When Maurice Sendak’s groundbreaking “Where the Wild Things Are,” was published in 1963, some critics and parents grumbled about what they called its dark and nightmarish undertones.
But librarians rallied to what they saw as the picture book’s emotional honesty and psychological realism. It was awarded the Caldecott Medal for children’s literature in 1964 and – say today’s librarians, authors, and experts – forever changed the course of children’s books.
"With Maurice Sendak's 1963 classic tale of vengeful rebellion, Max and the Wild Things ushered in a new era in children's literature,” says Kathleen Horning, director of the Cooperative Children's Book Center at the University of Wisconsin School of Education in Madison.

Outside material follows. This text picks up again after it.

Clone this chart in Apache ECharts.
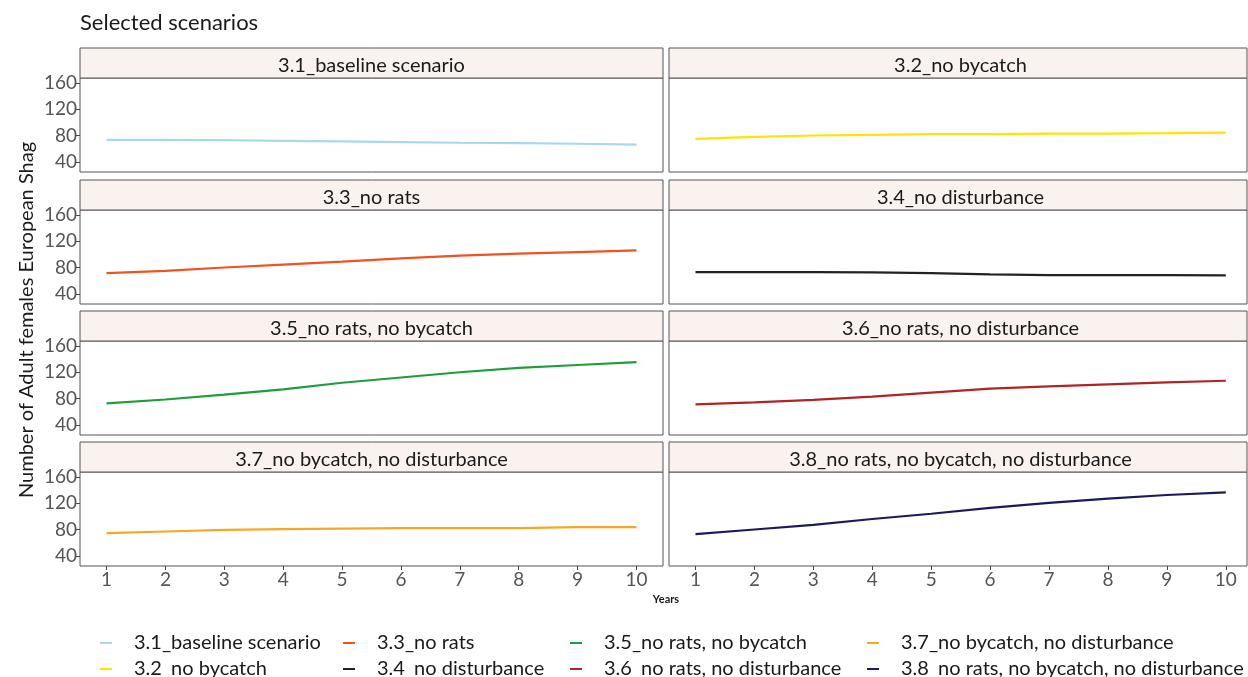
<!DOCTYPE html>
<html>
<head>
<meta charset="utf-8">
<title>Selected scenarios</title>
<script src="https://cdn.jsdelivr.net/npm/echarts@6/dist/echarts.min.js"></script>
<style>
html,body{margin:0;padding:0;background:#fff;}
#main{width:1248px;height:677px;}
</style>
</head>
<body>
<div id="main"></div>
<script>
// data
var years = [1, 2, 3, 4, 5, 6, 7, 8, 9, 10];
var yTicks = [40, 80, 120, 160];
var scenarios = [
    '3.1_baseline scenario',
    '3.2_no bycatch',
    '3.3_no rats',
    '3.4_no disturbance',
    '3.5_no rats, no bycatch',
    '3.6_no rats, no disturbance',
    '3.7_no bycatch, no disturbance',
    '3.8_no rats, no bycatch, no disturbance'
];
var baseline      = [73.5, 73.3, 73, 72, 71, 70, 69, 68.5, 67.5, 66];
var noBycatch     = [75, 78, 80, 81, 82, 82, 83, 83, 83.5, 84.5];
var noRats        = [71.5, 75, 80, 84.5, 89, 94, 98, 101, 103.5, 106];
var noDisturb     = [73, 73, 73, 72.5, 71.5, 69.5, 68.5, 68.5, 68.3, 68];
var ratsBycatch   = [72.7, 78.5, 86, 94, 104, 112, 120, 126.5, 131, 135.5];
var ratsDisturb   = [71, 74, 78, 83, 89, 95, 98.5, 101.5, 104.5, 107];
var bycatchDist   = [74.5, 77, 79.5, 80.5, 81.5, 82, 82, 82, 83.5, 83.5];
var allThree      = [73, 80, 87, 96, 104, 113, 120.5, 127, 132.5, 136.5];

var values = [baseline, noBycatch, noRats, noDisturb, ratsBycatch, ratsDisturb, bycatchDist, allThree];
var colors = ['#A9D8EE', '#FFE400', '#F2521E', '#222222', '#1E9E3A', '#B22424', '#F7A823', '#1C1A5C'];

var FONT = 'Lato';
var rowTops = [78, 210, 341, 472];
var panelH = 94;
var stripH = 30;
var colLeft = [80, 669];
var colWidth = [583, 578];
var colMax = [10.45, 10.36];

var grids = [], xAxes = [], yAxes = [], series = [], graphics = [];

for (var i = 0; i < scenarios.length; i++) {
    var col = i % 2, row = Math.floor(i / 2);
    var bottomRow = row === 3, leftCol = col === 0;
    grids.push({
        left: colLeft[col], top: rowTops[row], width: colWidth[col], height: panelH,
        show: true, borderColor: '#555', borderWidth: 1, backgroundColor: '#fff'
    });
    xAxes.push({
        type: 'value', gridIndex: i, min: 0.55, max: colMax[col],
        axisLine: {show: false},
        axisTick: {show: bottomRow, length: 4, lineStyle: {color: '#444'}, customValues: years},
        axisLabel: {show: bottomRow, customValues: years, margin: 4, fontSize: 19, color: '#555', fontFamily: FONT},
        splitLine: {show: false}
    });
    yAxes.push({
        type: 'value', gridIndex: i, min: 24.5, max: 167.5,
        axisLine: {show: false},
        axisTick: {show: leftCol, length: 4, lineStyle: {color: '#444'}, customValues: yTicks},
        axisLabel: {show: leftCol, customValues: yTicks, margin: 3, fontSize: 19, color: '#555', fontFamily: FONT},
        splitLine: {show: false}
    });
    series.push({
        name: scenarios[i], type: 'line', xAxisIndex: i, yAxisIndex: i,
        data: years.map(function (y, k) { return [y, values[i][k]]; }),
        showSymbol: false, color: colors[i],
        lineStyle: {width: 2.2, color: colors[i]}
    });
    // facet strip
    var sx = colLeft[col], sy = rowTops[row] - stripH;
    graphics.push({
        type: 'rect', shape: {x: sx, y: sy, width: colWidth[col], height: stripH},
        style: {fill: '#F9F2EF', stroke: '#555', lineWidth: 1}, silent: true
    });
    graphics.push({
        type: 'text', x: sx + (col === 0 ? colWidth[0] : 583) / 2, y: sy + stripH / 2 + 3,
        style: {text: scenarios[i], textAlign: 'center', textVerticalAlign: 'middle',
                fontSize: 20, fontFamily: FONT, fill: '#1a1a1a'},
        silent: true
    });
}

graphics.push({
    type: 'text', x: 27, y: 320, rotation: Math.PI / 2,
    style: {text: 'Number of Adult females European Shag', textAlign: 'center', textVerticalAlign: 'middle',
            fontSize: 20, fontFamily: FONT, fill: '#1a1a1a'}
});
graphics.push({
    type: 'text', x: 666, y: 599,
    style: {text: 'Years', textAlign: 'center', textVerticalAlign: 'middle',
            fontSize: 11, fontWeight: 'bold', fontFamily: FONT, fill: '#1a1a1a'}
});

// one legend per entry, 4 columns x 2 rows
var legendLeft = [95, 338, 565, 862];
var legendTop = [626, 652];
var legends = scenarios.map(function (name, k) {
    return {
        orient: 'horizontal', left: legendLeft[Math.floor(k / 2)], top: legendTop[k % 2],
        data: [name],
        icon: 'rect', itemWidth: 12, itemHeight: 2,
        selectedMode: false,
        textStyle: {fontSize: 20, fontFamily: FONT, color: '#1a1a1a', lineHeight: 24, padding: [0, 0, 0, 17]}
    };
});

var myChart = echarts.init(document.getElementById('main'));
myChart.setOption({
    animation: false,
    title: {
        text: 'Selected scenarios', left: 75, top: 7,
        textStyle: {fontSize: 22, fontWeight: 'normal', color: '#1a1a1a', fontFamily: FONT}
    },
    legend: legends,
    grid: grids,
    xAxis: xAxes,
    yAxis: yAxes,
    series: series,
    graphic: graphics
});
</script>
</body>
</html>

“For the first time, authors and illustrators began to show young children the world as it really is, rather than how some adults in charge thought it ought to be,” she adds.
In subsequent years, the sort of subversiveness and humor that marked what has become a classic began to spill out in everything from picture books to young-adult series.

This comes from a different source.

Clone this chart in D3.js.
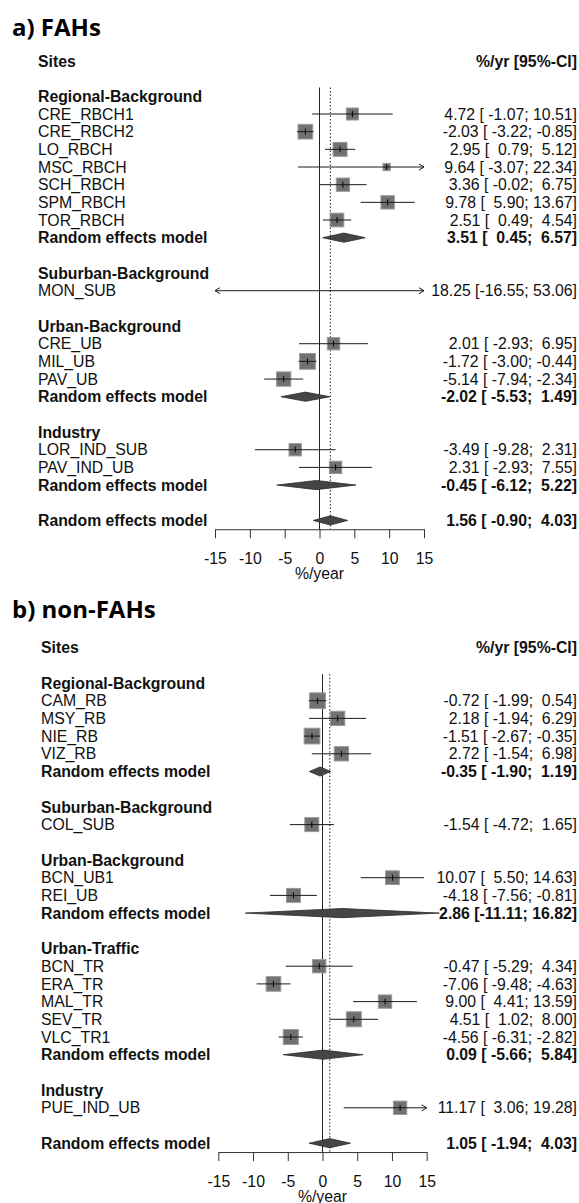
<!DOCTYPE html>
<html>
<head>
<meta charset="utf-8">
<script src="https://cdn.jsdelivr.net/npm/d3@7"></script>
<style>
  body { margin: 0; background: #fff; }
  svg text { font-family: "Liberation Sans", Arial, sans-serif; font-size: 15.8px; fill: #111; white-space: pre; }
  svg text.title { font-family: "Open Sans", sans-serif; font-weight: 700; font-size: 24px; fill: #000; }
  svg text.b { font-weight: bold; }
</style>
</head>
<body>
<svg id="chart" width="579" height="1203"></svg>
<script>
// a) FAHs
const groupsA = ["Regional-Background", "Suburban-Background", "Urban-Background", "Industry"]
const sitesA = ["CRE_RBCH1", "CRE_RBCH2", "LO_RBCH", "MSC_RBCH", "SCH_RBCH", "SPM_RBCH", "TOR_RBCH",
                "MON_SUB", "CRE_UB", "MIL_UB", "PAV_UB", "LOR_IND_SUB", "PAV_IND_UB"]
const siteGroupA = [0, 0, 0, 0, 0, 0, 0, 1, 2, 2, 2, 3, 3]
const estA  = [4.72, -2.03, 2.95, 9.64, 3.36, 9.78, 2.51, 18.25, 2.01, -1.72, -5.14, -3.49, 2.31]
const lowA  = [-1.07, -3.22, 0.79, -3.07, -0.02, 5.90, 0.49, -16.55, -2.93, -3.00, -7.94, -9.28, -2.93]
const highA = [10.51, -0.85, 5.12, 22.34, 6.75, 13.67, 4.54, 53.06, 6.95, -0.44, -2.34, 2.31, 7.55]
const weightA = [5.8, 8.6, 7.8, 2.1, 7.1, 7.1, 7.5, 0.4, 6.1, 9.9, 8.2, 6.1, 6.1]
const remEstA  = [3.51, null, -2.02, -0.45]
const remLowA  = [0.45, null, -5.53, -6.12]
const remHighA = [6.57, null, 1.49, 5.22]
const overallA = [1.56, -0.90, 4.03]

// b) non-FAHs
const groupsB = ["Regional-Background", "Suburban-Background", "Urban-Background", "Urban-Traffic", "Industry"]
const sitesB = ["CAM_RB", "MSY_RB", "NIE_RB", "VIZ_RB", "COL_SUB", "BCN_UB1", "REI_UB",
                "BCN_TR", "ERA_TR", "MAL_TR", "SEV_TR", "VLC_TR1", "PUE_IND_UB"]
const siteGroupB = [0, 0, 0, 0, 1, 2, 2, 3, 3, 3, 3, 3, 4]
const estB  = [-0.72, 2.18, -1.51, 2.72, -1.54, 10.07, -4.18, -0.47, -7.06, 9.00, 4.51, -4.56, 11.17]
const lowB  = [-1.99, -1.94, -2.67, -1.54, -4.72, 5.50, -7.56, -5.29, -9.48, 4.41, 1.02, -6.31, 3.06]
const highB = [0.54, 6.29, -0.35, 6.98, 1.65, 14.63, -0.81, 4.34, -4.63, 13.59, 8.00, -2.82, 19.28]
const weightB = [9.9, 8.2, 9.9, 8.2, 7.8, 7.5, 7.8, 7.1, 8.6, 7.1, 9.0, 9.0, 7.1]
const remEstB  = [-0.35, null, 2.86, 0.09, null]
const remLowB  = [-1.90, null, -11.11, -5.66, null]
const remHighB = [1.19, null, 16.82, 5.84, null]
const overallB = [1.05, -1.94, 4.03]

const xTicks = [-15, -10, -5, 0, 5, 10, 15]
const svg = d3.select("#chart")

function pad(v, w) {
    const s = v.toFixed(2)
    return " ".repeat(Math.max(0, w - s.length)) + s
}
function ciText(e, l, h) {
    return pad(e, 5) + " [" + pad(l, 6) + "; " + pad(h, 5) + "]"
}

function drawPanel(p) {
    const g = svg.append("g")
    const x = d3.scaleLinear().domain([-15, 15]).range([p.x0, p.x1])
    const y = r => p.row0 + r * p.rowH
    const box = d3.scaleSqrt().domain([0, 1]).range([0, 5])

    // build the row layout
    const rows = []
    let r = -1
    p.groups.forEach(function(name, gi) {
        rows.push({type: "head", label: name, r: r++})
        p.sites.forEach(function(s, i) {
            if (p.siteGroup[i] === gi) rows.push({type: "site", i: i, label: s, r: r++})
        })
        if (p.remEst[gi] !== null) {
            rows.push({type: "rem", e: p.remEst[gi], l: p.remLow[gi], h: p.remHigh[gi], r: r++})
        }
        r++
    })
    rows.push({type: "rem", e: p.overall[0], l: p.overall[1], h: p.overall[2], r: r})
    const axisY = y(r) + p.rowH / 2

    // title and headers
    g.append("text").attr("class", "title").attr("x", 12).attr("y", p.titleY).text(p.title)
    g.append("text").attr("class", "b").attr("x", p.labelX).attr("y", y(-3)).attr("dy", "0.36em").text("Sites")
    g.append("text").attr("class", "b").attr("x", 577).attr("y", y(-3)).attr("dy", "0.36em")
        .attr("text-anchor", "end").text("%/yr [95%-CI]")

    // reference lines
    const topY = y(-1.5)
    g.append("line").attr("x1", x(0)).attr("x2", x(0)).attr("y1", topY).attr("y2", axisY)
        .attr("stroke", "#222").attr("stroke-width", 1)
    g.append("line").attr("x1", x(p.overall[0])).attr("x2", x(p.overall[0])).attr("y1", topY).attr("y2", axisY)
        .attr("stroke", "#222").attr("stroke-width", 1).attr("stroke-dasharray", "1.5,2")

    rows.forEach(function(row) {
        const cy = y(row.r)
        if (row.type === "head") {
            g.append("text").attr("class", "b").attr("x", p.labelX).attr("y", cy).attr("dy", "0.36em").text(row.label)
            return
        }
        if (row.type === "site") {
            const i = row.i
            const e = p.est[i], l = p.low[i], h = p.high[i]
            g.append("text").attr("x", p.labelX).attr("y", cy).attr("dy", "0.36em").text(row.label)
            g.append("text").attr("x", 577).attr("y", cy).attr("dy", "0.36em").attr("text-anchor", "end")
                .text(ciText(e, l, h))
            if (e >= -15 && e <= 15) {
                const s = box(p.weight[i])
                g.append("rect").attr("x", x(e) - s / 2).attr("y", cy - s / 2).attr("width", s).attr("height", s)
                    .attr("fill", "#717171").attr("stroke", "#9a9a9a").attr("stroke-width", 1)
            }
            const lx = x(Math.max(l, -15)), hx = x(Math.min(h, 15))
            g.append("line").attr("x1", lx).attr("x2", hx).attr("y1", cy).attr("y2", cy)
                .attr("stroke", "#1a1a1a").attr("stroke-width", 1)
            if (l < -15) {
                g.append("path").attr("d", `M${lx + 5},${cy - 3}L${lx},${cy}L${lx + 5},${cy + 3}`)
                    .attr("fill", "none").attr("stroke", "#1a1a1a")
            }
            if (h > 15) {
                g.append("path").attr("d", `M${hx - 5},${cy - 3}L${hx},${cy}L${hx - 5},${cy + 3}`)
                    .attr("fill", "none").attr("stroke", "#1a1a1a")
            }
            if (e >= -15 && e <= 15) {
                g.append("line").attr("x1", x(e)).attr("x2", x(e)).attr("y1", cy - 3).attr("y2", cy + 3)
                    .attr("stroke", "#000").attr("stroke-width", 1)
            }
            return
        }
        // random effects model
        g.append("path")
            .attr("d", `M${x(row.l)},${cy}L${x(row.e)},${cy - 4.6}L${x(row.h)},${cy}L${x(row.e)},${cy + 4.6}Z`)
            .attr("fill", "#454545").attr("stroke", "#2a2a2a").attr("stroke-width", 0.8)
        g.append("text").attr("class", "b").attr("x", p.labelX).attr("y", cy).attr("dy", "0.36em")
            .text("Random effects model")
        g.append("text").attr("class", "b").attr("x", 577).attr("y", cy).attr("dy", "0.36em")
            .attr("text-anchor", "end").text(ciText(row.e, row.l, row.h))
    })

    // axis
    const ax = g.append("g").attr("transform", `translate(0,${axisY})`)
        .call(d3.axisBottom(x).tickValues(xTicks).tickSize(9).tickSizeOuter(0).tickPadding(15)
            .tickFormat(d => String(d)))
    ax.select(".domain").attr("stroke", "#333")
    ax.selectAll(".tick line").attr("stroke", "#333")
    ax.selectAll(".tick text").attr("fill", "#111")
        .style("font-family", '"Liberation Sans", Arial, sans-serif').style("font-size", "15.8px")
    g.append("text").attr("x", x(0)).attr("y", axisY + 44).attr("dy", "0.36em").attr("text-anchor", "middle")
        .text("%/year")
}

drawPanel({
    title: "a) FAHs", titleY: 36,
    groups: groupsA, sites: sitesA, siteGroup: siteGroupA,
    est: estA, low: lowA, high: highA, weight: weightA,
    remEst: remEstA, remLow: remLowA, remHigh: remHighA, overall: overallA,
    x0: 215, x1: 424, row0: 114, rowH: 17.67, labelX: 38
})
drawPanel({
    title: "b) non-FAHs", titleY: 618,
    groups: groupsB, sites: sitesB, siteGroup: siteGroupB,
    est: estB, low: lowB, high: highB, weight: weightB,
    remEst: remEstB, remLow: remLowB, remHigh: remHighB, overall: overallB,
    x0: 218.3, x1: 426.7, row0: 700.7, rowH: 17.7, labelX: 41
})
</script>
</body>
</html>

“Harriet the Spy,” a cheeky update on the Nancy Drew tomes, came out soon after, points out Ms. Horning. Many works with a much more realistic depiction of the childhood experience followed, she says, such as John Steptoe’s 1969 “Stevie,” featuring a young boy’s experience as his family takes in an older foster child.
“In an earlier era, a book like this would probably have focused on the joys of having an older brother,” she says, “rather than exploring the more difficult psychological issues relating to feeling displaced by a newcomer as the book did.”
Sendak was at the heart of a major shift in focus for stories aimed at children, says Teresa Michals, professor of English at George Mason University.
“Children’s literature is always trying to teach something,” she points out, adding that “Where the Wild things Are” is a “monument to that shift.”
The book marked a move toward psychological self-reference, she says.
“Rather than focusing on an explicitly didactic moment, the story is a more realistic depiction of the way a tantrum might actually play out in a home,” she says, adding that even the mother in the tale is not perfect, “but is shown losing her temper as well.”
This is in distinct contrast with the goals of earlier periods, such as the 18th or 19th century.
“A goal in those books might have been teaching children to be kind to animals for instance,” she says. “A worthy goal to be sure,” she adds, but one that reflects what adults think children should learn rather than illuminates their actual experience.
Mr. Sendak is still charging up young authors today.
He understood that the “best way to help his readers overcome their own insecurities was to show other children battling theirs,” says Meg Cabot, author of “The Princess Diaries,” via email.
Sendak showed that “children's books could both entertain and educate, but subtly so. No one closes ‘Where the Wild Things Are’ and realizes they've learned a lesson,” she says, adding that they feel only “a sense of great satisfaction.”
She says she wanted to write books like that, ones that not only entertained, but also helped kids overcome their fears and insecurities.
The lessons of “Wild Things” not only stayed with her from childhood, but opened the door to her own professional success, Ms. Cabot says.
After heading to New York upon graduating college and failing to sell her picture books, she says, “I did what Maurice Sendak taught us all to do – I turned my darkest fears into fiction, and soothed myself.” And, like Sendak, launched a highly successful career that now includes a best-selling book and movie franchise.